A CBS polls released yesterday, but conducted before Mr. Obama's speech, found that the controversy has had a strong negative impact on his campaign. While most voters said the issues didn't make any difference to them, a third said it led them to a less-favorable view of the candidate. Among independent voters, a traditional strength for the Illinois senator, 36 percent said the matter gave them a more negative view of the candidate.
Initial reactions to the speech ranged widely. Former Pennsylvania Sen. Harris Wofford, who introduced Mr. Obama before the crowd of about 200, called it a profound statement of the nation's problems, and he likened it to Abraham Lincoln's "house divided" speech at the Cooper Union.
Conservative radio commentator Rush Limbaugh, who has returned to the Wright controversy often in recent days, was unimpressed, and again criticized Mr.

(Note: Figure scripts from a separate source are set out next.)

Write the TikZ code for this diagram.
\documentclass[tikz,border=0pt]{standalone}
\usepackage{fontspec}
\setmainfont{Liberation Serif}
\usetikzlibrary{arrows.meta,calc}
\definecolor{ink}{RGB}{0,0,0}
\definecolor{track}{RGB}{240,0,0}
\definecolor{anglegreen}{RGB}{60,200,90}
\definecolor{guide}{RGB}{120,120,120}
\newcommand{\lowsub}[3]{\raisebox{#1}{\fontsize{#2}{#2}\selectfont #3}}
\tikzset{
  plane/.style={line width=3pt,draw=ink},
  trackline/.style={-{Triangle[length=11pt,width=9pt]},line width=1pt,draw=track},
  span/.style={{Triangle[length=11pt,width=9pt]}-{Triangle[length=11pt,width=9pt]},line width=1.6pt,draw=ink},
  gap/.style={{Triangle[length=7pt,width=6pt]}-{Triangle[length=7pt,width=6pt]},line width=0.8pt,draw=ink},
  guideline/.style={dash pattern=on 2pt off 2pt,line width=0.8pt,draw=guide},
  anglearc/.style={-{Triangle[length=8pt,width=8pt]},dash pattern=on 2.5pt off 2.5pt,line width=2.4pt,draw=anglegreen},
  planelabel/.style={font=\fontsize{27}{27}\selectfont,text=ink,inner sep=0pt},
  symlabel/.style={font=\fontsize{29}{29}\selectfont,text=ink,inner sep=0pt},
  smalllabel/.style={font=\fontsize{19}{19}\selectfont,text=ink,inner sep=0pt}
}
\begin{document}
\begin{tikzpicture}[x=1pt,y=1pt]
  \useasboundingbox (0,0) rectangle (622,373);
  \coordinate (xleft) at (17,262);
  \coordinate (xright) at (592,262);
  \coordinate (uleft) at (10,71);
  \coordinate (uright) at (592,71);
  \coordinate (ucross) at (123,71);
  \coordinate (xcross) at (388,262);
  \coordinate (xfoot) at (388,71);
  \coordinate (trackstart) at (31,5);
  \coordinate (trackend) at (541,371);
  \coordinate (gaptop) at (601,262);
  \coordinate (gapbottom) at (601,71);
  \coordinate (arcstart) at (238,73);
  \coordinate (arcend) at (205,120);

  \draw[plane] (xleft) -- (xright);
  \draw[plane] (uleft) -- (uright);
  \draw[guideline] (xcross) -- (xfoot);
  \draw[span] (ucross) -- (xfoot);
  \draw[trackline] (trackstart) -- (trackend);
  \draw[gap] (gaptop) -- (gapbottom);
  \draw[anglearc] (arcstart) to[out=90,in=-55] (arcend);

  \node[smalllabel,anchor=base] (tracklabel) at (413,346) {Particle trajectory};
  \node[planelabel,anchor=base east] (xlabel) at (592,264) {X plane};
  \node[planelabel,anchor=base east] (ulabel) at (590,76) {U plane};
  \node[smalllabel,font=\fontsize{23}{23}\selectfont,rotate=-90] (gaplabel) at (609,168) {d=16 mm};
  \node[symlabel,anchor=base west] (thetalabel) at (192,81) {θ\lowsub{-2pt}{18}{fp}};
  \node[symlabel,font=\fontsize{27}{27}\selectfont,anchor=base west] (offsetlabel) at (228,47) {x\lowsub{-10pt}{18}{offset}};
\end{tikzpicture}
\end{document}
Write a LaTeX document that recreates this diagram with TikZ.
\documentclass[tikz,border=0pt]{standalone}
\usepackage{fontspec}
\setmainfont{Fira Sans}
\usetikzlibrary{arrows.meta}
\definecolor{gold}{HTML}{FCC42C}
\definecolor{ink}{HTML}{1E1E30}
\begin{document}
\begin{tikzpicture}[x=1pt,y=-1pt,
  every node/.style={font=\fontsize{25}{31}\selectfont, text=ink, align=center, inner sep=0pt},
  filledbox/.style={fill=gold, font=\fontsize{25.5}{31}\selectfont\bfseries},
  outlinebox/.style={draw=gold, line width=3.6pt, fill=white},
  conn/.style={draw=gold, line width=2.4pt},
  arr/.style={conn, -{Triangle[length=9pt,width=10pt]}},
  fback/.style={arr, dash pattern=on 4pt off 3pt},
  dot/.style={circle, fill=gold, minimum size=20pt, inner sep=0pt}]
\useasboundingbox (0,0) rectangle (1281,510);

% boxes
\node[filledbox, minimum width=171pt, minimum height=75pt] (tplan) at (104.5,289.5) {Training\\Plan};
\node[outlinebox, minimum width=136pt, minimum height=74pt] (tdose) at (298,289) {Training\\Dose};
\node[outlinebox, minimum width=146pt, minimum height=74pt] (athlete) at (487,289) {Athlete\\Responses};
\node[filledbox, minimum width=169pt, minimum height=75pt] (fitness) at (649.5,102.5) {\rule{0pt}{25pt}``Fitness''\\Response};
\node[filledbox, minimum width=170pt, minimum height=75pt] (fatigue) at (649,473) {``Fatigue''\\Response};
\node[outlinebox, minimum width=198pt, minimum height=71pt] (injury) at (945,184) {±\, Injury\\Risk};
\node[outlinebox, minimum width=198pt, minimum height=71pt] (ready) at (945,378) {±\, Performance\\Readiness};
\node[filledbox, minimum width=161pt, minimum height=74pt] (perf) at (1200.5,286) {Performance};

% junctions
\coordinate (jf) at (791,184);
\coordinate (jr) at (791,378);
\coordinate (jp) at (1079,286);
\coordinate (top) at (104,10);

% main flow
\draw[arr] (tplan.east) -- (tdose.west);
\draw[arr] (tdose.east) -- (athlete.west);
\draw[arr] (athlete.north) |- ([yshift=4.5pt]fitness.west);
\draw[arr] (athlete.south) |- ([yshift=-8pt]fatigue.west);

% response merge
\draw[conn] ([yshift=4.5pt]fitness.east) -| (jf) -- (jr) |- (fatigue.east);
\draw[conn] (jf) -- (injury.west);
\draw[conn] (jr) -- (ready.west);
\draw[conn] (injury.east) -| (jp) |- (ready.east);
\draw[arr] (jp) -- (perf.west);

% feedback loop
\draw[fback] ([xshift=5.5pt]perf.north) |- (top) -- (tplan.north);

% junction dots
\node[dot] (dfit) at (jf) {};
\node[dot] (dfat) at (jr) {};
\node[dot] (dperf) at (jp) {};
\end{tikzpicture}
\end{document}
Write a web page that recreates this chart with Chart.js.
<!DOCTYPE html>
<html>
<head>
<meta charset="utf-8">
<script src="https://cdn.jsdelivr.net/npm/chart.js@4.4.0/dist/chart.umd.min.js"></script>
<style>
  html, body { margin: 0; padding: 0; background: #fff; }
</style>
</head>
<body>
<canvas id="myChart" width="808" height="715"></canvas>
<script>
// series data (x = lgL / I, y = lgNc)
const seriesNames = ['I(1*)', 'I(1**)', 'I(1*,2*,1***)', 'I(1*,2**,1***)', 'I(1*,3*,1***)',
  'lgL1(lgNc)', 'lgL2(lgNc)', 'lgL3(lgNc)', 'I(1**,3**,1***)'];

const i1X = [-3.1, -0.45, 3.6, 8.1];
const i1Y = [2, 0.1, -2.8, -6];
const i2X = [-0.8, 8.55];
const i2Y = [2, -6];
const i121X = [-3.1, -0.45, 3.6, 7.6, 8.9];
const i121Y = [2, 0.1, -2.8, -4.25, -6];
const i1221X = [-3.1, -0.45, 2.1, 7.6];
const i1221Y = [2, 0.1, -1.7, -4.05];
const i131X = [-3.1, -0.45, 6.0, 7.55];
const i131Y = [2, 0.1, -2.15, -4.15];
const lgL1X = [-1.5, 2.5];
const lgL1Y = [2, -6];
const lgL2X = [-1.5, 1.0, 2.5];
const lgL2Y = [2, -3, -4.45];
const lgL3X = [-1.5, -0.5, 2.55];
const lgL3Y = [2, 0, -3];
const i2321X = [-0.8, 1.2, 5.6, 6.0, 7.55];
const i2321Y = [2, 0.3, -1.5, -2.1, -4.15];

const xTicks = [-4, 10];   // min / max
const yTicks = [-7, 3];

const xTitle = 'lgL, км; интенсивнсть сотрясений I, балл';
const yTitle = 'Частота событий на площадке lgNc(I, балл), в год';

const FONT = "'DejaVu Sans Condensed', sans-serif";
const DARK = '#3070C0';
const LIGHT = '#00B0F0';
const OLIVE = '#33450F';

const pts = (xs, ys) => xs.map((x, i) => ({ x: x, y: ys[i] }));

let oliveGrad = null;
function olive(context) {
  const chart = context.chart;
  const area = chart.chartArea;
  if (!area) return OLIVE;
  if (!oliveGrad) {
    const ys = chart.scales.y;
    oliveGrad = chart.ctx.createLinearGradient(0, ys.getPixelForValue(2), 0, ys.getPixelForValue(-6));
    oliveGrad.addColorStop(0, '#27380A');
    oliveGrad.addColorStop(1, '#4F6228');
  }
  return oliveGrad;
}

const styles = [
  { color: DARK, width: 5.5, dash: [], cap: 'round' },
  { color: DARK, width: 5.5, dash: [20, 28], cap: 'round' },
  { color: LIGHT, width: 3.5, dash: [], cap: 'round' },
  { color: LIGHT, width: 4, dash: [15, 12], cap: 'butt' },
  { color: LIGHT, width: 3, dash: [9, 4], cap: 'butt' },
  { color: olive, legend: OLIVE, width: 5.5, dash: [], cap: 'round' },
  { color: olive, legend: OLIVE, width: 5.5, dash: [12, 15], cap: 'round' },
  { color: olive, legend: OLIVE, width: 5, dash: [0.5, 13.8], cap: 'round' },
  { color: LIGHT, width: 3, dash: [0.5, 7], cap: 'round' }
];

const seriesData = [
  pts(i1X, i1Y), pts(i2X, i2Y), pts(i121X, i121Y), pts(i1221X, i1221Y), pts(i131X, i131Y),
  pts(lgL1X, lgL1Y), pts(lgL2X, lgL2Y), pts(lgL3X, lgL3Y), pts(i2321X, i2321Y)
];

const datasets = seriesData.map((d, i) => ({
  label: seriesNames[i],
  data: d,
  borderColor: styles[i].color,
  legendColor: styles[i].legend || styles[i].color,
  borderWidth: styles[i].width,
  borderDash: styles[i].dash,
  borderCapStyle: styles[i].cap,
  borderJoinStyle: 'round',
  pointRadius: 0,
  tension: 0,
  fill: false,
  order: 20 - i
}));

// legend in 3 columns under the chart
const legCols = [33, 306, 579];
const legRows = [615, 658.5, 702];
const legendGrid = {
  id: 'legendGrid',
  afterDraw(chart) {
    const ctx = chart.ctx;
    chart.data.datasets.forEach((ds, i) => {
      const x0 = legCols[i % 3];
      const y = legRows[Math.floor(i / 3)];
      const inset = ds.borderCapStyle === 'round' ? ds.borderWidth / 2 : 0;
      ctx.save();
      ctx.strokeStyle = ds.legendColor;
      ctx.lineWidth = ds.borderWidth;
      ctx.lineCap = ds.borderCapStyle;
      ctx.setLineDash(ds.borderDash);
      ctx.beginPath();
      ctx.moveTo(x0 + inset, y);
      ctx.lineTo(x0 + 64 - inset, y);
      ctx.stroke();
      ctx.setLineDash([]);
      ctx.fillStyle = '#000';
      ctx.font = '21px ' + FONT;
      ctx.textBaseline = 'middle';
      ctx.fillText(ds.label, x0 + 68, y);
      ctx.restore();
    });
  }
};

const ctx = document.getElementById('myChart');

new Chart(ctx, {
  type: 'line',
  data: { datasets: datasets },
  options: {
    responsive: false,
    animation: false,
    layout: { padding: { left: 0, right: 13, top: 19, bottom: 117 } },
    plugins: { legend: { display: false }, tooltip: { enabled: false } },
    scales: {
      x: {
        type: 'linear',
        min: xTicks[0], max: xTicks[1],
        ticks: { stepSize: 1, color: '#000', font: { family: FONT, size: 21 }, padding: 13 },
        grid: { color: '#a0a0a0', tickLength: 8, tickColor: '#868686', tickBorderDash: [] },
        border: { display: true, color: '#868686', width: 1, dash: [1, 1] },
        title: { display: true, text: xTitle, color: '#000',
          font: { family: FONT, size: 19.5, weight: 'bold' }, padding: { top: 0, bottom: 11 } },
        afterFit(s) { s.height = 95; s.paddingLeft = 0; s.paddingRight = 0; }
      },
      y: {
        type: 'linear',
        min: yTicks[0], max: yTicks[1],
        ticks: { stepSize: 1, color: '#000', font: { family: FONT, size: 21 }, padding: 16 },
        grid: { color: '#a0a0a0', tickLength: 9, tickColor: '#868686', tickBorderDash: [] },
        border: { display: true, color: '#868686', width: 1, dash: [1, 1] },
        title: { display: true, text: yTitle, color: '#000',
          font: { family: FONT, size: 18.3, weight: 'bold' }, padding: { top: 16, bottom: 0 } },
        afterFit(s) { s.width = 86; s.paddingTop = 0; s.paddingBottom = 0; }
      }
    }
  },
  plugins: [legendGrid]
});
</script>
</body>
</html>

Obama in a commentary on his program yesterday afternoon.
Much of the conservative reaction in early remarks on the Internet was negative, but conservative intellectual Charles Murray -- no stranger to controversy himself from his writings about race and IQ -- was effusive. "Has any other major American politician ever made a speech on race that comes even close to this one?" Mr. Murray wrote on the National Review's Web site. "As far as I'm concerned, it is just plain flat-out brilliant -- rhetorically, but also in capturing a lot of nuance about race in America. It is so far above the standard we're used to from our pols."
Mr. Obama, striving to be the first African-American nominee of a major party, will doubtless return to the subject of race in the future. But his campaign said his next major speeches this week, in North Carolina and West Virginia, would focus on the nation's military and the war in Iraq.